28 October 2003, 12 November 2003
Angel and Mildren JJ, Priestley AJ
[2003] NTCCA 10

The appellant was found guilty by a Darwin jury of one count of murder and sentenced to imprisonment for life.

The Crown case at trial was that the appellant and the deceased were known to each other and both lived in the Mandorah area. They were seen together on the afternoon of 5 July 2001. Late that evening the appellant went to the houses of two of the deceased’s friends and told one that he had “knocked old George”, and that his body was on the fire burning out the back of his place. He told the other that he was leaving town and that he had come to say goodbye. The appellant rambled incoherently and was obviously intoxicated. Over the next few days it was noticed that the deceased was missing and his remains were discovered nearly completely incinerated at the appellant’s camp. The cause of death could not be determined due to the extent of the burning.

At the time of the discovery of the deceased’s remains the appellant had left the Northern Territory. He was arrested at Mount Isa on 10 July 2001. He later participated in a record of interview in which he admitted putting the deceased’s body on the fire and burning it. He stated that he could not remember the events of that afternoon. He said he remembered that he and the appellant had been drinking alcohol together at his camp, and had consumed beer and bourbon. He said he had blacked out and he came to his senses when he observed the deceased burning on the fire in his camp. He admitted to building the fire and assumed that he had placed the victim on it. He stated that he could not recall anything further and no admissions were made as to the circumstances of the cause of death.

The Crown also called evidence from a prison officer, who overheard an incriminating statement made by the appellant whilst in custody.

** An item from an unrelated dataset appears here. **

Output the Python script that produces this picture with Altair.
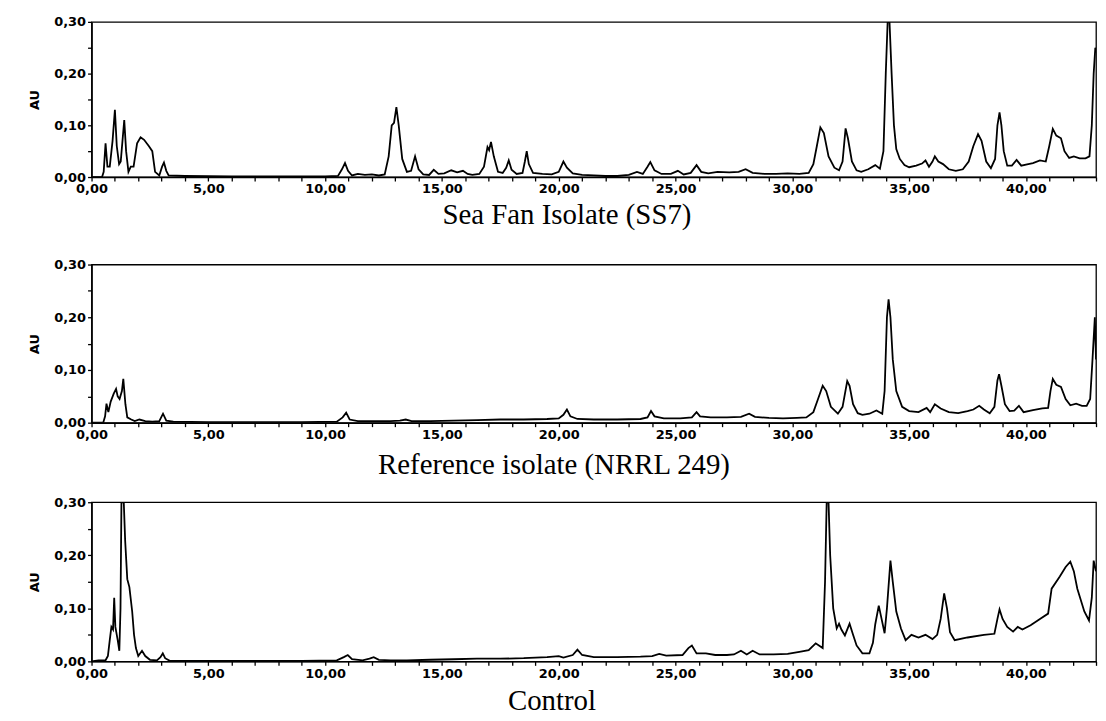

The officer stated that he had heard the appellant saying words to the effect “You should have seen his skull when I bashed it in.” The appellant did not give evidence at trial.

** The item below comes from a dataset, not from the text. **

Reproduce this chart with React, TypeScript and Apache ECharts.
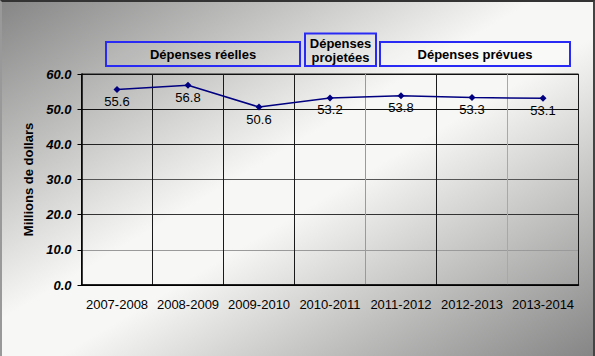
import React, { useEffect, useRef } from "react";
import * as echarts from "echarts";

const categories = ["2007-2008", "2008-2009", "2009-2010", "2010-2011", "2011-2012", "2012-2013", "2013-2014"];
const spending = [55.6, 56.8, 50.6, 53.2, 53.8, 53.3, 53.1];
const yAxisName = "Millions de dollars";
const headerLabels = ["Dépenses réelles", "Dépenses\nprojetées", "Dépenses prévues"];

export default function App() {
  const ref = useRef<HTMLDivElement>(null);
  useEffect(() => {
    if (!ref.current) return;
    const chart = echarts.init(ref.current, null, { renderer: "svg" });
    const font = "Arial, 'Liberation Sans', sans-serif";
    const boxStyle = { fill: "rgba(255,255,255,0.08)", stroke: "#2a2af5", lineWidth: 2 };
    const boxText = { fill: "#000", font: `bold 13px ${font}`, align: "center", verticalAlign: "middle" };
    chart.setOption({
      animation: false,
      backgroundColor: {
        type: "linear", x: 0, y: 0, x2: 1, y2: 1,
        colorStops: [
          { offset: 0, color: "#858585" },
          { offset: 0.45, color: "#f7f7f5" },
          { offset: 0.55, color: "#f7f7f5" },
          { offset: 1, color: "#858585" },
        ],
      },
      grid: { left: 81.5, right: 16.5, top: 74, bottom: 71, show: true, borderColor: "#1a1a1a", borderWidth: 1, backgroundColor: "transparent" },
      xAxis: {
        type: "category",
        data: categories,
        boundaryGap: true,
        axisLine: { lineStyle: { color: "#000", width: 1.5 } },
        axisTick: { show: false },
        axisLabel: { color: "#000", fontSize: 13, fontFamily: font, margin: 13, interval: 0 },
        splitLine: { show: true, lineStyle: { color: ["#1a1a1a", "#1a1a1a", "#1a1a1a", "#1a1a1a", "#9a9a9a", "#1a1a1a", "#a8a8a8", "#1a1a1a"], width: 1 } },
      },
      yAxis: {
        type: "value",
        min: 0, max: 60, interval: 10,
        name: yAxisName,
        nameLocation: "middle",
        nameGap: 44,
        nameTextStyle: { color: "#000", fontSize: 13, fontWeight: "bold", fontFamily: font },
        axisLine: { show: true, lineStyle: { color: "#000", width: 1.5 } },
        axisTick: { show: true, length: 4, lineStyle: { color: "#000" } },
        axisLabel: { color: "#000", fontSize: 13, fontWeight: "bold", fontStyle: "italic", fontFamily: font, margin: 10, formatter: (v: number) => v.toFixed(1) },
        splitLine: { show: true, lineStyle: { color: ["#000", "#9a9a9a", "#333", "#555", "#222", "#111", "#111"], width: 1 } },
      },
      series: [{
        type: "line",
        data: spending,
        symbol: "diamond",
        symbolSize: 7,
        lineStyle: { color: "#000080", width: 1.5 },
        itemStyle: { color: "#000080" },
        label: { show: true, position: "bottom", distance: 2, color: "#000", fontSize: 13, fontFamily: font, formatter: (p: any) => p.value.toFixed(1) },
      }],
      graphic: [
        { type: "rect", shape: { x: 106, y: 42, width: 194, height: 24 }, style: boxStyle },
        { type: "text", x: 203, y: 54, style: { ...boxText, text: headerLabels[0] } },
        { type: "rect", shape: { x: 305, y: 33.5, width: 71, height: 32.5 }, style: boxStyle },
        { type: "text", x: 340.5, y: 50, style: { ...boxText, text: headerLabels[1], lineHeight: 14 } },
        { type: "rect", shape: { x: 380, y: 42, width: 190, height: 24 }, style: { ...boxStyle, fill: "rgba(255,255,255,0.3)" } },
        { type: "text", x: 475, y: 54, style: { ...boxText, text: headerLabels[2] } },
      ],
    });
    return () => chart.dispose();
  }, []);
  return (
    <div style={{ position: "absolute", left: 0, top: 0, width: 595, height: 356 }}>
      <div ref={ref} style={{ width: 595, height: 356 }} />
      <div style={{ position: "absolute", left: 0, top: 0, width: 595, height: 356, boxSizing: "border-box", borderTop: "2px solid #333", borderRight: "2px solid #444", borderLeft: "2px solid #999", pointerEvents: "none" }} />
    </div>
  );
}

The Crown was not able to positively establish the cause of death. The appellant may have been killed by being struck with a stick. Alternatively, the deceased may have been still alive when his body was placed on the fire. The nub of the defence submission to the jury was that as the Crown was unable to establish a cause of death, they were not able to show that at the time when the appellant killed the deceased, he intended to kill or cause grievous harm to the deceased.

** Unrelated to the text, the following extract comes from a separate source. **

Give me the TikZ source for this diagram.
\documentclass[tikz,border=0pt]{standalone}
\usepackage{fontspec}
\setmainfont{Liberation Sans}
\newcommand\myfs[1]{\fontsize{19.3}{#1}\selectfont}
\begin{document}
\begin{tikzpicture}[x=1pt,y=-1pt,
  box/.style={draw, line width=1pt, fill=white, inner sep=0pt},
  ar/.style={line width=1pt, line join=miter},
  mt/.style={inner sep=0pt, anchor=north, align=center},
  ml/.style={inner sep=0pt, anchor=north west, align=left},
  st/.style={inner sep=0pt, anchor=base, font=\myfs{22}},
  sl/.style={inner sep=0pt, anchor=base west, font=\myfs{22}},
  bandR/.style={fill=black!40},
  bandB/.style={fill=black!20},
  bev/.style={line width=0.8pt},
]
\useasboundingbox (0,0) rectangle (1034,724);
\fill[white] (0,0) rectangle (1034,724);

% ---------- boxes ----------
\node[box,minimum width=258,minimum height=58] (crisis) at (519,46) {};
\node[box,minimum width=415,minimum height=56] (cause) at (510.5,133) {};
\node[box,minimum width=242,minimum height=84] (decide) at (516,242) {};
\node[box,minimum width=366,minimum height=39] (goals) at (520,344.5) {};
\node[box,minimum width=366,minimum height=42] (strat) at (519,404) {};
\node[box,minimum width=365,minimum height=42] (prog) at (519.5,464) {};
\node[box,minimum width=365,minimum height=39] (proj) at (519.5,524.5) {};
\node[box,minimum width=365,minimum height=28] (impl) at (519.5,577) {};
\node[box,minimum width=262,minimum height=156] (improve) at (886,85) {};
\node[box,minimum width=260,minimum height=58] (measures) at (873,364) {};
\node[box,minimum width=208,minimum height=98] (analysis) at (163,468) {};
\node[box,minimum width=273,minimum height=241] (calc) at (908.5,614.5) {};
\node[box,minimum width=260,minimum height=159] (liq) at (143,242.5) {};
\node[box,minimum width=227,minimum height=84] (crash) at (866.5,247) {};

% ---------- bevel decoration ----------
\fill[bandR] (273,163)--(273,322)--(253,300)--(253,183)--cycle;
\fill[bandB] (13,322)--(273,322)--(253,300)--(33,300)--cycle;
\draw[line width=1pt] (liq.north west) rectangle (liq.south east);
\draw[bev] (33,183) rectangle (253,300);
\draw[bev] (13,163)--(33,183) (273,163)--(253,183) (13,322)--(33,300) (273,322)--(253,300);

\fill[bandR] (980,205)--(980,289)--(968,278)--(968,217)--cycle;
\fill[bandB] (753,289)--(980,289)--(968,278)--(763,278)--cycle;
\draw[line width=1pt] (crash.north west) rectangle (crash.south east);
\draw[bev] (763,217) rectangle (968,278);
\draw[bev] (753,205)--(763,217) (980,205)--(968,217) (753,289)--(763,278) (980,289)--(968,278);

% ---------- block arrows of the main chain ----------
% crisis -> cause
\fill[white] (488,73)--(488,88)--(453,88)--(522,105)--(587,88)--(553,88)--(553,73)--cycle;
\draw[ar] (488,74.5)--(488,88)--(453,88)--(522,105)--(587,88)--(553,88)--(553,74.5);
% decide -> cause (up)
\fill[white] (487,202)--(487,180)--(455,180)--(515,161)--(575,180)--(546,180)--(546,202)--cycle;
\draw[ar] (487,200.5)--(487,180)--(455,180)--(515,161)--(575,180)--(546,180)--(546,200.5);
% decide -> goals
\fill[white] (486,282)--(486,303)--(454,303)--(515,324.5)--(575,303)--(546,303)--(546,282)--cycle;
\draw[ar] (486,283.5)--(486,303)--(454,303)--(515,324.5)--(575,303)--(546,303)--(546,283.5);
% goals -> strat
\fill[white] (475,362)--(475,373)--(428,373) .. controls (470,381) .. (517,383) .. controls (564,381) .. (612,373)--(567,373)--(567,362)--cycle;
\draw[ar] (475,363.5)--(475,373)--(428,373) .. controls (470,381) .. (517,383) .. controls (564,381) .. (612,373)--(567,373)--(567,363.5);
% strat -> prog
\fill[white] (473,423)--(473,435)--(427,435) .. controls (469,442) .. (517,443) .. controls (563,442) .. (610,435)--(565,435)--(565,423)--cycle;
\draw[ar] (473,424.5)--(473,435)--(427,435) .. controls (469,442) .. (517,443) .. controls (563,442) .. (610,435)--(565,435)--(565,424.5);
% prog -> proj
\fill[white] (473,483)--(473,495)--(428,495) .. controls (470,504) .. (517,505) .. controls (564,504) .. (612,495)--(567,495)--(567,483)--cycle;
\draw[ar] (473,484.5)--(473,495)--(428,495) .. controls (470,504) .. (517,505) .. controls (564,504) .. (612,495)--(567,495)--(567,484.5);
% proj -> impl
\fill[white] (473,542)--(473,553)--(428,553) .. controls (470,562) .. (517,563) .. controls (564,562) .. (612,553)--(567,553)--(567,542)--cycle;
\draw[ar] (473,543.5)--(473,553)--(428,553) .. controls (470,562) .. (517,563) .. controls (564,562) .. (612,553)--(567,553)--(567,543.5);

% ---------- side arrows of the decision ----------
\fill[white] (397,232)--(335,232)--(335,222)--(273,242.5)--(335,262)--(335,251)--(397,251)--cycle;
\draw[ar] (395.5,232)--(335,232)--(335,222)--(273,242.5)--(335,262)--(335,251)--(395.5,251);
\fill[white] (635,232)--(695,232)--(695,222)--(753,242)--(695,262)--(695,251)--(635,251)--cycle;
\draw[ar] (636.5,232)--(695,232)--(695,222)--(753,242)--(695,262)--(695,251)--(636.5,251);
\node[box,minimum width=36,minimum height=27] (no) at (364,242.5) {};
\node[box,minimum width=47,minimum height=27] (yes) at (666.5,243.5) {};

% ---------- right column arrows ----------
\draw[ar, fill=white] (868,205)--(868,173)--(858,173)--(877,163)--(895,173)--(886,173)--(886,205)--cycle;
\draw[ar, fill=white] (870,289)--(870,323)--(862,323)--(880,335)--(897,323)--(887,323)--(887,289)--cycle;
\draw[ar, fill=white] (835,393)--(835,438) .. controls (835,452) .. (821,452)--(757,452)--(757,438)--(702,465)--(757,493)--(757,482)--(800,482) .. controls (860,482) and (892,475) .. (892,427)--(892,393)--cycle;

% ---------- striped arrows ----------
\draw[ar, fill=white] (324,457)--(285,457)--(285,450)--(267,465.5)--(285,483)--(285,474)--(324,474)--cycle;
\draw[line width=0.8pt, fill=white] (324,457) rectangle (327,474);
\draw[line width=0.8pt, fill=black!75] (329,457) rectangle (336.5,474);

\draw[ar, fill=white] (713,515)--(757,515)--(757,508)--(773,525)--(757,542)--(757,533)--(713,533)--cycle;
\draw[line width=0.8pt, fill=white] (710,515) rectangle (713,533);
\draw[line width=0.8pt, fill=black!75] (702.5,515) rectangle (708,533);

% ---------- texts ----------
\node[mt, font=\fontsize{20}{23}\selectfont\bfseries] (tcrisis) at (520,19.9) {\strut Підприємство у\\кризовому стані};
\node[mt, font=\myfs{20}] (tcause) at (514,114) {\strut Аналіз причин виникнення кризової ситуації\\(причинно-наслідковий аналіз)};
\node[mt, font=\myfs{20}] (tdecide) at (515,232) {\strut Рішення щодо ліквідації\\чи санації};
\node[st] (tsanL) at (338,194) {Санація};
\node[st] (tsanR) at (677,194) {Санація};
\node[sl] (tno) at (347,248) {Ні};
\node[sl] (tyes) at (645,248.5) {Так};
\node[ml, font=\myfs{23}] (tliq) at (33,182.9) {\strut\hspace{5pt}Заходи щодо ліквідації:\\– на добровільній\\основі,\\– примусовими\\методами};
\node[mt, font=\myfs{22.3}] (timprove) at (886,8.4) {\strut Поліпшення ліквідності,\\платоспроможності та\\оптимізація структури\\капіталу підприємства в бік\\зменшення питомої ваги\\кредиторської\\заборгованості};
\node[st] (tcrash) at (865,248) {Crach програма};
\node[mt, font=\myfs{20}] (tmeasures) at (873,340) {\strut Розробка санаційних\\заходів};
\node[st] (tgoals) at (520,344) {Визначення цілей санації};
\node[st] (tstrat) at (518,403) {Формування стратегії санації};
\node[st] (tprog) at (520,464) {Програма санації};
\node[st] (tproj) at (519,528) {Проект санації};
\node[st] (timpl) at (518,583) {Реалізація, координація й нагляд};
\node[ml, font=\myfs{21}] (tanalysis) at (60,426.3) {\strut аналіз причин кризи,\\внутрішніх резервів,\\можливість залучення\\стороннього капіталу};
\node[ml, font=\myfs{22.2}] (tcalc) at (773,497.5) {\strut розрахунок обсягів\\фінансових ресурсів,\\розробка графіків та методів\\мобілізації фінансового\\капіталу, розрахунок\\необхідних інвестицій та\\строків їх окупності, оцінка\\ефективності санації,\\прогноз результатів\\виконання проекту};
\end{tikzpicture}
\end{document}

On 5 February 2003, leave to appeal against conviction was granted by a single judge upon the papers.

At the hearing of the appeal, argument was directed at three grounds, namely,

1. The effect of the trial judge’s directions to the jury were such as to remove the alternative verdict of manslaughter from the jury’s deliberations, and as an alternative verdict open to be returned against the appellant.

2. The learned trial judge’s summing up was inadequate in that he failed to explain the issue of intent in the context of the relevant factual considerations which arose from the evidence.

3. The learned trial judge’s summing up was inadequate in that he failed to instruct the jury that an inference of an intent to kill, or cause grievous harm, might not be as readily drawn in the circumstances by reason of the appellant’s intoxication.

The court unanimously allowed the appeal holding that although the trial judge directed the jury on the alternative verdicts of manslaughter and doing a dangerous act, he did not direct the jury’s attention to how, on the evidence, they might have arrived at each of the alternative verdicts. The court also held that the trial judge was wrong in directing the jury not to consider certain arguments put to them by defence counsel as the arguments did not invite the jury to speculate (that being the view of the trial judge) but rather were illustrative of the submission that no one knew exactly what happened. The court was not convinced that the trial judge’s directions on the issue of intoxication were inadequate and said that it would not have allowed the appeal on this ground.